I disagree. I know there is no way to show ES can be modeled as an i.i.d system in the short term. but generally if you look at the chernoff bound, the larger the sample size m => the smaller the probability that the value is an epsilon outside of the expected value. implying there is no upper limit to sample size for any given epsilon. i think i am not off base with that example for building a trading system, i took that course half a year ago and hav'nt really used the material since so i am a bit rusty. http://www.cs.princeton.edu/courses/archive/spr03/cs511/scribe_notes/0220.pdf that being said, I know its easy to think using a bigger sample set will lead to curve fitting, but you have to realize that the sample set is supposed to representative of your whole problem space. so if the 4 year sample set trends up, then your ML system might learn to just buy and hold because that is generally the correct decision. you might say 'what happens if the trend breaks and we go into a recession.' well then the sample set becomes invalid to the new problem space. you are basically gambling that the sample set still is representative. that is the best you can hope for. note the above is based on viewing the ats as a classification agent which attempts to assign a label of 'buy' or 'sell' to each piece of data in the sample set. the data points being a combination of the tick + previous knowledge. dont get me wrong, over training / over fitting is a huge problem. thats why in conjunction to a large sample set, the hypothesis space, or rather the language used to describe the hypothesis space has to be as small as possible, the smaller the hypothesis space, the more likely it is to be correct. also known as ockham's razor, which has a mathematical proof in this situation. example. you have 4 years of data. your system finds the best hypothesis to produce maximum profit. doing 400 trades. if you define your hypothesis as 'if tick = tick1. trade. if tick = tick2. trade." and so on. your hypothesis will consist of 400 rules and will perform well over sample set but will not be statistically valuable due to the sheer size of the definition. simple hypothesis + large amounts of test data. will give you the best estimate of the problem space, and if the problem space remains consistant your hypothesis should perform in the future.
Walter, Good point.
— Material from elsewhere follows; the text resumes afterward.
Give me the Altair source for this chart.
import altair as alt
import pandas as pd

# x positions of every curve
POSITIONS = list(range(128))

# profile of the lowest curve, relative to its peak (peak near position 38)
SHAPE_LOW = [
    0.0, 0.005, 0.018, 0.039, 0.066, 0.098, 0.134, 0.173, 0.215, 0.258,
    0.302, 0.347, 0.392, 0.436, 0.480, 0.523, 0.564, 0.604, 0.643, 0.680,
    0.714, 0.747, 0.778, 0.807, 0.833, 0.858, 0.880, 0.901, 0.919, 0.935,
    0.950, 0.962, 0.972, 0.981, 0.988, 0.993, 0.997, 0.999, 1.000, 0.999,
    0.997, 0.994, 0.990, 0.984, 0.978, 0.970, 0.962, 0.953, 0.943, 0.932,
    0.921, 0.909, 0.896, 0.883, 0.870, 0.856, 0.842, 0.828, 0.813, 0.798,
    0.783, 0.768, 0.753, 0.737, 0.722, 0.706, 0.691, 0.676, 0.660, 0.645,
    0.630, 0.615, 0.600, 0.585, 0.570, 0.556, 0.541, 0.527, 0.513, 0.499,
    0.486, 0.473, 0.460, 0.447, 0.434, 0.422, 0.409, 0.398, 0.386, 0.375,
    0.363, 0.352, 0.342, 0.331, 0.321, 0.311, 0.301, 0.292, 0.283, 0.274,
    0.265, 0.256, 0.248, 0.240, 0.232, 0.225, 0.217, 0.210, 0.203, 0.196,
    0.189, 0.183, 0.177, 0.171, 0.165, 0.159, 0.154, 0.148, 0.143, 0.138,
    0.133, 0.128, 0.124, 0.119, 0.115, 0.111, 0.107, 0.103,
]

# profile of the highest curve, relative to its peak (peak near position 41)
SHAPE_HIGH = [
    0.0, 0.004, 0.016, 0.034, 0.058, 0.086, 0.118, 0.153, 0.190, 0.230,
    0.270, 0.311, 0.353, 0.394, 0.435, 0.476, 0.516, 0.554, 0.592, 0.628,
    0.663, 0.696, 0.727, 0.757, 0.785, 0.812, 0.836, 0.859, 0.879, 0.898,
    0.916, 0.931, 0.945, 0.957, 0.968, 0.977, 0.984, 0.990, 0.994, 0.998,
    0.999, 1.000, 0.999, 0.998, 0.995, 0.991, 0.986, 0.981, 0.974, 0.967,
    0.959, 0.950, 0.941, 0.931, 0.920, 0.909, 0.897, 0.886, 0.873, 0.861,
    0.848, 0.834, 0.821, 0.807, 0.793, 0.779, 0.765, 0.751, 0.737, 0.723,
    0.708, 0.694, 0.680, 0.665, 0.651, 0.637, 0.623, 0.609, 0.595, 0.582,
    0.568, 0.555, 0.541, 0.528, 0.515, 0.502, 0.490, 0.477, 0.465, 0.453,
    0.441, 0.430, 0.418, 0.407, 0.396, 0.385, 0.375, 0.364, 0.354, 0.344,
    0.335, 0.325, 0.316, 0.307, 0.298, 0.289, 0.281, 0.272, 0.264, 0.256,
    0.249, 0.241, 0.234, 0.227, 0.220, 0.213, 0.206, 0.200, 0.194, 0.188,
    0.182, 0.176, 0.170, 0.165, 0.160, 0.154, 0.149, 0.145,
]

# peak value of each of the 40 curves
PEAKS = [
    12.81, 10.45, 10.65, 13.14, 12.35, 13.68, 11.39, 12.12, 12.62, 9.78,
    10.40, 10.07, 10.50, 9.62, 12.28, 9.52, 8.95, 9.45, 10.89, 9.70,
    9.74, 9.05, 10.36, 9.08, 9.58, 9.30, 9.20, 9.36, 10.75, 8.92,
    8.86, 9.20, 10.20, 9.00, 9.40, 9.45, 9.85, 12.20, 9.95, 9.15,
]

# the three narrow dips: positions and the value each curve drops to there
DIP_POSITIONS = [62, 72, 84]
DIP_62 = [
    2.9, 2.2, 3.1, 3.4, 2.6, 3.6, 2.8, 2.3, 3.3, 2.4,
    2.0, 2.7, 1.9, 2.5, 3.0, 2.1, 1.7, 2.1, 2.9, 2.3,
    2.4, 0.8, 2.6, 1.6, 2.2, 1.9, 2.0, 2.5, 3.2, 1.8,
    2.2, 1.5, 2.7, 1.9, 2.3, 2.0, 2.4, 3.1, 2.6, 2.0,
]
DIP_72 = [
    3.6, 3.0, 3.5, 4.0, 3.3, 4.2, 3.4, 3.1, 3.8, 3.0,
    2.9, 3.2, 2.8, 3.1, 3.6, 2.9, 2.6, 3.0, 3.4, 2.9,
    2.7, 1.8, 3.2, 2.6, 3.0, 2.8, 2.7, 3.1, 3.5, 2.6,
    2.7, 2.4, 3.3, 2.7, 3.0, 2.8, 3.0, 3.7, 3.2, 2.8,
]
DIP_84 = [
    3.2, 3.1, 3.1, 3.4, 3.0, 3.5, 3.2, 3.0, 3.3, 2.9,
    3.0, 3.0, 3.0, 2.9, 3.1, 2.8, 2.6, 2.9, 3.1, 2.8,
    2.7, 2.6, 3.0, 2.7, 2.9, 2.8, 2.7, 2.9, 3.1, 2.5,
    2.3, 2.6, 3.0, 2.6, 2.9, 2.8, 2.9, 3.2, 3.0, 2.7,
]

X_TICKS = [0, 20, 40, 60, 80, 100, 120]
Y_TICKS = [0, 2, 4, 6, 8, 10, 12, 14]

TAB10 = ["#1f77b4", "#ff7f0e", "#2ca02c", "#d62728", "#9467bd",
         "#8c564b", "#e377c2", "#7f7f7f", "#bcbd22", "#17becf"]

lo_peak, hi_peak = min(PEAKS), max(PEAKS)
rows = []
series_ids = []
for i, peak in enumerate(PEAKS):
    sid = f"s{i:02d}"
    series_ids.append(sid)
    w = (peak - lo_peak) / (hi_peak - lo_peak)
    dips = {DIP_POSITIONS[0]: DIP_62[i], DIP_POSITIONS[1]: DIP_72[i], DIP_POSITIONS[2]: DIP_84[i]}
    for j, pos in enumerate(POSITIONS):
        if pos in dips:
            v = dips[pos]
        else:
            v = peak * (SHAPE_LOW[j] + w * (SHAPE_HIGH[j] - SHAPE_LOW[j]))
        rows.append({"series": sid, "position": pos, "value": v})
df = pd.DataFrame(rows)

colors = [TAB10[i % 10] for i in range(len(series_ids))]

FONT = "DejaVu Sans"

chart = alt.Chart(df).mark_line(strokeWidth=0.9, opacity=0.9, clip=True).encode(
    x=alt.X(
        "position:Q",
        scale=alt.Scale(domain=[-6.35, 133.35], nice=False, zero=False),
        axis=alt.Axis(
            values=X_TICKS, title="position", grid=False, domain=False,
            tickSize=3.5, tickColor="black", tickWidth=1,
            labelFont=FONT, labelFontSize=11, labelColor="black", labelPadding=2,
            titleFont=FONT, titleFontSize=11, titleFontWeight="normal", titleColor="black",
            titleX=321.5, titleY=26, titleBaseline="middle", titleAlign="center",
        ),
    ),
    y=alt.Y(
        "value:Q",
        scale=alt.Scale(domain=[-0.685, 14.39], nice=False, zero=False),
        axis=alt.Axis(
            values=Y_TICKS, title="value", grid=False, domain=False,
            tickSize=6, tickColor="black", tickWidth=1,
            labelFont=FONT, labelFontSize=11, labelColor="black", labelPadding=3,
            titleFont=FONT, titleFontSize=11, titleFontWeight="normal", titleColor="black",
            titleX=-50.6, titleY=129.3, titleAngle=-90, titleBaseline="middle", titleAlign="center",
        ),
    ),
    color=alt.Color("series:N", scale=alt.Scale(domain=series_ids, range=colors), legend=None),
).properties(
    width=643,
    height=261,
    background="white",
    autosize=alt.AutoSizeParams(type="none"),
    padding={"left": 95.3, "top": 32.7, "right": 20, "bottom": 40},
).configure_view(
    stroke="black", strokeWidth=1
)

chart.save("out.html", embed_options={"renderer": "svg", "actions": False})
I was simply basing my view on what I had experienced previously.... perhaps using a large amount of your data would be a good route to go. However, keeping some that you did not use during active development can serve as a way of verifying to yourself if nothing else that "maybe" its not curve fitted.. after all the system never saw that data before... so it could serve as a way to put your mind at ease concerning over fitting.. I do agree that for an intraday system with several years of data it would be really hard to curve fit that system.... IF the trades are a lot... if it makes 40 trades over the 4 years then its probablly curve fitted.. you really have no way of knowing without some out of sample data to look at.. but if its making several thousand... then yea I doubt its curve fitted.... So i guess the bottom line to this is, if your developing a high frequency trading strategy then it probablly would not hurt to use all of your data.. but if its low frequency, at least in my opion some out of sample data could go a long ways in proving to yourself its not curve fitted.
I mentioned earlier in the day that I would show a screen shot of my bot's origional ES trading strategy.... so here it is, from first q of 2000 to now.. This is not the exact strategy I use but very close...... I adapted the one I use to better fit the way the ER2 trades..... One thing your going to notice about this PL chart is it hit a MAJOR period where it just choped around for a while...... but over the long run.... it looks good... Also wanted to point out that this assumed trading only 1 contract the whole time.. no matter how much equity it has it still assumed only 1 contract... which is unrealistic...... Had it increased contracts every 10k, which is what I would do, then it would have made several million over this time period..... but that isn't revelant.. thefore I show it trading only 1 contract as that is the performance I am interested in... I can always add contracts later and the performance should stay similar per contract unless i add too many...
it seems that the choppy area lasts a bit over 2 years? true that the long term performance looks good, but I'd be worried that after the first few years of good performance the system becomes invalid for those 2 years and is recently picking up validity again for whichever reasons. it might be an idea to consider trying to find a system that performs consistently throughout the 5 years of data. maybe within a certain standard deviation of weekly profit.. try plotting a moving sum with a window of 1 week in the past along side of your equity curve. the flatter / consistant plot would show long term validity. if not flat, then an increasing weekly return leading up to present time would be an even better indication of strong validity. as an investment it might be fine. if you were using this system as a form of income those two years might leave you a bit hungry. edit. interesting idea i was thinking about. modify your system to factor in changes in the moving window sum. allowing the system to switch between multiple systems or none depending on the how the moving window is changing. note the smoother the equity curve the better this method would work i believe. opinions?
just realized a mistake im my previous post. instead of graphing a moving sum window. graph the a weighted average of trade p/l over the past week. weighted by the time spent in the position. the result would be the system trading the market and trading its own profitability.